* [AIM OF THE TASK]
Exclude the pictures, then repeat the remaining data exactly.
[START]
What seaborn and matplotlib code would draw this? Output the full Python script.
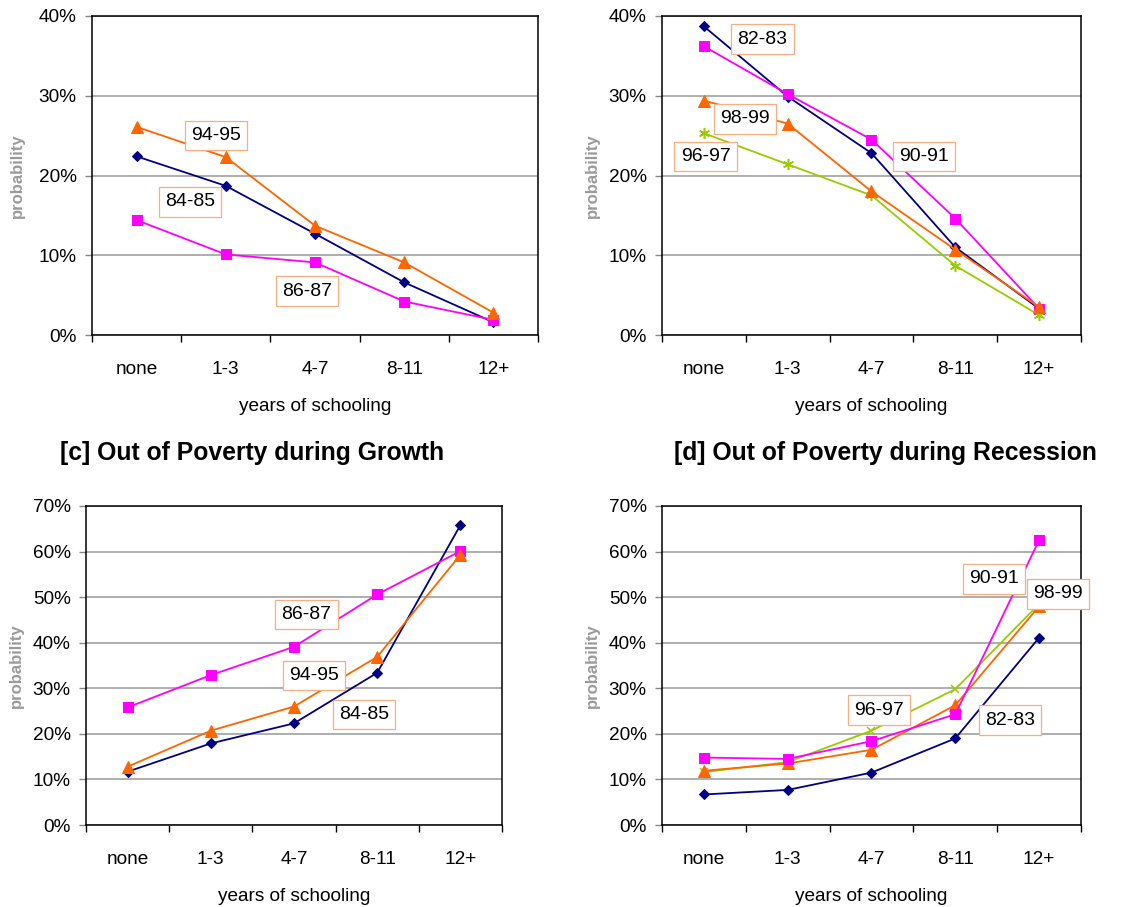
import numpy as np
import pandas as pd
import matplotlib
matplotlib.use("Agg")
import matplotlib.pyplot as plt
from matplotlib.ticker import PercentFormatter
import seaborn as sns

# ---------------- data ----------------
categories = ["none", "1-3", "4-7", "8-11", "12+"]

# [a] into poverty during growth (top-left)
a_84_85 = [22.4, 18.7, 12.7, 6.6, 1.6]
a_86_87 = [14.4, 10.1, 9.1, 4.2, 1.9]
a_94_95 = [26.1, 22.3, 13.7, 9.1, 2.8]

# [b] into poverty during recession (top-right)
b_82_83 = [38.7, 29.9, 22.8, 11.0, 3.3]
b_90_91 = [36.2, 30.2, 24.5, 14.6, 3.3]
b_98_99 = [29.4, 26.5, 18.0, 10.7, 3.5]
b_96_97 = [25.3, 21.4, 17.5, 8.7, 2.5]

# [c] out of poverty during growth
c_84_85 = [11.7, 17.9, 22.3, 33.4, 65.8]
c_86_87 = [25.8, 32.9, 39.1, 50.6, 60.1]
c_94_95 = [12.8, 20.7, 26.0, 36.9, 59.3]

# [d] out of poverty during recession
d_82_83 = [6.7, 7.7, 11.5, 19.0, 41.1]
d_90_91 = [14.8, 14.5, 18.4, 24.3, 62.5]
d_98_99 = [11.9, 13.5, 16.5, 26.3, 48.0]
d_96_97 = [11.6, 13.8, 20.7, 29.8, 48.5]

title_c = "[c] Out of Poverty during Growth"
title_d = "[d] Out of Poverty during Recession"
xlabel = "years of schooling"
ylabel = "probability"

# ---------------- style ----------------
sns.set_style("white")
plt.rcParams["font.family"] = ["Liberation Sans", "DejaVu Sans"]
plt.rcParams["text.color"] = "black"
plt.rcParams["axes.labelcolor"] = "black"
plt.rcParams["xtick.labelcolor"] = "black"
plt.rcParams["ytick.labelcolor"] = "black"

NAVY, MAG, ORA, GRN = "#000080", "#FF00FF", "#FF6600", "#99CC00"
STY = {
    "navy": dict(color=NAVY, marker="D", markersize=5.5),
    "mag": dict(color=MAG, marker="s", markersize=7),
    "ora": dict(color=ORA, marker="^", markersize=8),
    "grn_ast": dict(color=GRN, marker=(6, 2, 0), markersize=8, markeredgewidth=1.1),
    "grn_x": dict(color=GRN, marker="x", markersize=6, markeredgewidth=1.1),
}

W, H = 1136, 907
fig = plt.figure(figsize=(W / 100, H / 100), dpi=100)

FS = 13.7


def px_axes(l, t, r, b):
    return fig.add_axes([l / W, 1 - b / H, (r - l) / W, (b - t) / H])


def panel(ax, series, ymax, labels):
    for name, vals, sty in series:
        st = dict(STY[sty])
        sns.lineplot(x=categories, y=vals, ax=ax, sort=False, legend=False,
                     linewidth=1.3, markeredgecolor=st["color"], **st)
    ax.set_xlim(-0.5, 4.5)
    ax.set_ylim(0, ymax)
    ax.set_yticks(np.arange(0, ymax + 1, 10))
    ax.yaxis.set_major_formatter(PercentFormatter(decimals=0))
    ax.set_xticks(range(len(categories)))
    ax.set_xticklabels(categories)
    ax.set_xticks(np.arange(-0.5, 5, 1), minor=True)
    ax.tick_params(axis="x", which="major", length=0, pad=19, labelsize=FS,
                   labelcolor="black")
    ax.tick_params(axis="x", which="minor", length=5, width=1, color="black",
                   direction="out", bottom=True)
    ax.tick_params(axis="y", which="major", length=5, width=1, color="#888888",
                   direction="out", left=True, pad=6, labelsize=FS,
                   labelcolor="black")
    ax.yaxis.grid(True, color="#A8A8A8", linewidth=1.3)
    ax.set_axisbelow(True)
    for sp in ax.spines.values():
        sp.set_color("black")
        sp.set_linewidth(1.1)
    ax.set_xlabel(xlabel, fontsize=FS, color="black")
    ax.xaxis.label.set_va("center")
    ax.xaxis.set_label_coords(0.5, -0.225)
    ax.set_ylabel(ylabel, fontsize=12, color="#9A9A9A", fontweight="bold")
    ax.yaxis.label.set_va("center")
    ax.yaxis.set_label_coords(-0.167, 0.5)
    for txt, x, y in labels:
        ax.text(x, y, txt, ha="center", va="center", fontsize=14, zorder=10,
                color="black",
                bbox=dict(boxstyle="square,pad=0.32", fc="white",
                          ec="#F6AE82", lw=0.9))


ax_a = px_axes(92, 16, 538, 335)
panel(ax_a,
      [("84-85", a_84_85, "navy"), ("86-87", a_86_87, "mag"), ("94-95", a_94_95, "ora")],
      40,
      [("94-95", 0.89, 25.0), ("84-85", 0.60, 16.7), ("86-87", 1.91, 5.5)])

ax_b = px_axes(662, 16, 1081, 335)
panel(ax_b,
      [("82-83", b_82_83, "navy"), ("90-91", b_90_91, "mag"),
       ("96-97", b_96_97, "grn_ast"), ("98-99", b_98_99, "ora")],
      40,
      [("82-83", 0.70, 37.1), ("98-99", 0.49, 27.1), ("96-97", 0.02, 22.4),
       ("90-91", 2.63, 22.4)])

ax_c = px_axes(86, 506, 502, 825)
panel(ax_c,
      [("84-85", c_84_85, "navy"), ("86-87", c_86_87, "mag"), ("94-95", c_94_95, "ora")],
      70,
      [("86-87", 2.15, 46.2), ("94-95", 2.24, 32.8), ("84-85", 2.84, 24.3)])

ax_d = px_axes(662, 506, 1081, 825)
panel(ax_d,
      [("82-83", d_82_83, "navy"), ("96-97", d_96_97, "grn_x"),
       ("98-99", d_98_99, "ora"), ("90-91", d_90_91, "mag")],
      70,
      [("96-97", 2.09, 25.2), ("82-83", 3.65, 23.0), ("90-91", 3.46, 54.0),
       ("98-99", 4.22, 50.7)])

fig.text(252 / W, 1 - 453 / H, title_c, ha="center", va="center",
         fontsize=17.8, fontweight="bold", color="black")
fig.text(885 / W, 1 - 453 / H, title_d, ha="center", va="center",
         fontsize=17.8, fontweight="bold", color="black")

fig.savefig("out.png", dpi=100)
[END]
* [EXERCISE ANSWER]
What seaborn and matplotlib code would draw this? Output the full Python script.
import numpy as np
import pandas as pd
import matplotlib
matplotlib.use("Agg")
import matplotlib.pyplot as plt
from matplotlib.ticker import PercentFormatter
import seaborn as sns

# ---------------- data ----------------
categories = ["none", "1-3", "4-7", "8-11", "12+"]

# [a] into poverty during growth (top-left)
a_84_85 = [22.4, 18.7, 12.7, 6.6, 1.6]
a_86_87 = [14.4, 10.1, 9.1, 4.2, 1.9]
a_94_95 = [26.1, 22.3, 13.7, 9.1, 2.8]

# [b] into poverty during recession (top-right)
b_82_83 = [38.7, 29.9, 22.8, 11.0, 3.3]
b_90_91 = [36.2, 30.2, 24.5, 14.6, 3.3]
b_98_99 = [29.4, 26.5, 18.0, 10.7, 3.5]
b_96_97 = [25.3, 21.4, 17.5, 8.7, 2.5]

# [c] out of poverty during growth
c_84_85 = [11.7, 17.9, 22.3, 33.4, 65.8]
c_86_87 = [25.8, 32.9, 39.1, 50.6, 60.1]
c_94_95 = [12.8, 20.7, 26.0, 36.9, 59.3]

# [d] out of poverty during recession
d_82_83 = [6.7, 7.7, 11.5, 19.0, 41.1]
d_90_91 = [14.8, 14.5, 18.4, 24.3, 62.5]
d_98_99 = [11.9, 13.5, 16.5, 26.3, 48.0]
d_96_97 = [11.6, 13.8, 20.7, 29.8, 48.5]

title_c = "[c] Out of Poverty during Growth"
title_d = "[d] Out of Poverty during Recession"
xlabel = "years of schooling"
ylabel = "probability"

# ---------------- style ----------------
sns.set_style("white")
plt.rcParams["font.family"] = ["Liberation Sans", "DejaVu Sans"]
plt.rcParams["text.color"] = "black"
plt.rcParams["axes.labelcolor"] = "black"
plt.rcParams["xtick.labelcolor"] = "black"
plt.rcParams["ytick.labelcolor"] = "black"

NAVY, MAG, ORA, GRN = "#000080", "#FF00FF", "#FF6600", "#99CC00"
STY = {
    "navy": dict(color=NAVY, marker="D", markersize=5.5),
    "mag": dict(color=MAG, marker="s", markersize=7),
    "ora": dict(color=ORA, marker="^", markersize=8),
    "grn_ast": dict(color=GRN, marker=(6, 2, 0), markersize=8, markeredgewidth=1.1),
    "grn_x": dict(color=GRN, marker="x", markersize=6, markeredgewidth=1.1),
}

W, H = 1136, 907
fig = plt.figure(figsize=(W / 100, H / 100), dpi=100)

FS = 13.7


def px_axes(l, t, r, b):
    return fig.add_axes([l / W, 1 - b / H, (r - l) / W, (b - t) / H])


def panel(ax, series, ymax, labels):
    for name, vals, sty in series:
        st = dict(STY[sty])
        sns.lineplot(x=categories, y=vals, ax=ax, sort=False, legend=False,
                     linewidth=1.3, markeredgecolor=st["color"], **st)
    ax.set_xlim(-0.5, 4.5)
    ax.set_ylim(0, ymax)
    ax.set_yticks(np.arange(0, ymax + 1, 10))
    ax.yaxis.set_major_formatter(PercentFormatter(decimals=0))
    ax.set_xticks(range(len(categories)))
    ax.set_xticklabels(categories)
    ax.set_xticks(np.arange(-0.5, 5, 1), minor=True)
    ax.tick_params(axis="x", which="major", length=0, pad=19, labelsize=FS,
                   labelcolor="black")
    ax.tick_params(axis="x", which="minor", length=5, width=1, color="black",
                   direction="out", bottom=True)
    ax.tick_params(axis="y", which="major", length=5, width=1, color="#888888",
                   direction="out", left=True, pad=6, labelsize=FS,
                   labelcolor="black")
    ax.yaxis.grid(True, color="#A8A8A8", linewidth=1.3)
    ax.set_axisbelow(True)
    for sp in ax.spines.values():
        sp.set_color("black")
        sp.set_linewidth(1.1)
    ax.set_xlabel(xlabel, fontsize=FS, color="black")
    ax.xaxis.label.set_va("center")
    ax.xaxis.set_label_coords(0.5, -0.225)
    ax.set_ylabel(ylabel, fontsize=12, color="#9A9A9A", fontweight="bold")
    ax.yaxis.label.set_va("center")
    ax.yaxis.set_label_coords(-0.167, 0.5)
    for txt, x, y in labels:
        ax.text(x, y, txt, ha="center", va="center", fontsize=14, zorder=10,
                color="black",
                bbox=dict(boxstyle="square,pad=0.32", fc="white",
                          ec="#F6AE82", lw=0.9))


ax_a = px_axes(92, 16, 538, 335)
panel(ax_a,
      [("84-85", a_84_85, "navy"), ("86-87", a_86_87, "mag"), ("94-95", a_94_95, "ora")],
      40,
      [("94-95", 0.89, 25.0), ("84-85", 0.60, 16.7), ("86-87", 1.91, 5.5)])

ax_b = px_axes(662, 16, 1081, 335)
panel(ax_b,
      [("82-83", b_82_83, "navy"), ("90-91", b_90_91, "mag"),
       ("96-97", b_96_97, "grn_ast"), ("98-99", b_98_99, "ora")],
      40,
      [("82-83", 0.70, 37.1), ("98-99", 0.49, 27.1), ("96-97", 0.02, 22.4),
       ("90-91", 2.63, 22.4)])

ax_c = px_axes(86, 506, 502, 825)
panel(ax_c,
      [("84-85", c_84_85, "navy"), ("86-87", c_86_87, "mag"), ("94-95", c_94_95, "ora")],
      70,
      [("86-87", 2.15, 46.2), ("94-95", 2.24, 32.8), ("84-85", 2.84, 24.3)])

ax_d = px_axes(662, 506, 1081, 825)
panel(ax_d,
      [("82-83", d_82_83, "navy"), ("96-97", d_96_97, "grn_x"),
       ("98-99", d_98_99, "ora"), ("90-91", d_90_91, "mag")],
      70,
      [("96-97", 2.09, 25.2), ("82-83", 3.65, 23.0), ("90-91", 3.46, 54.0),
       ("98-99", 4.22, 50.7)])

fig.text(252 / W, 1 - 453 / H, title_c, ha="center", va="center",
         fontsize=17.8, fontweight="bold", color="black")
fig.text(885 / W, 1 - 453 / H, title_d, ha="center", va="center",
         fontsize=17.8, fontweight="bold", color="black")

fig.savefig("out.png", dpi=100)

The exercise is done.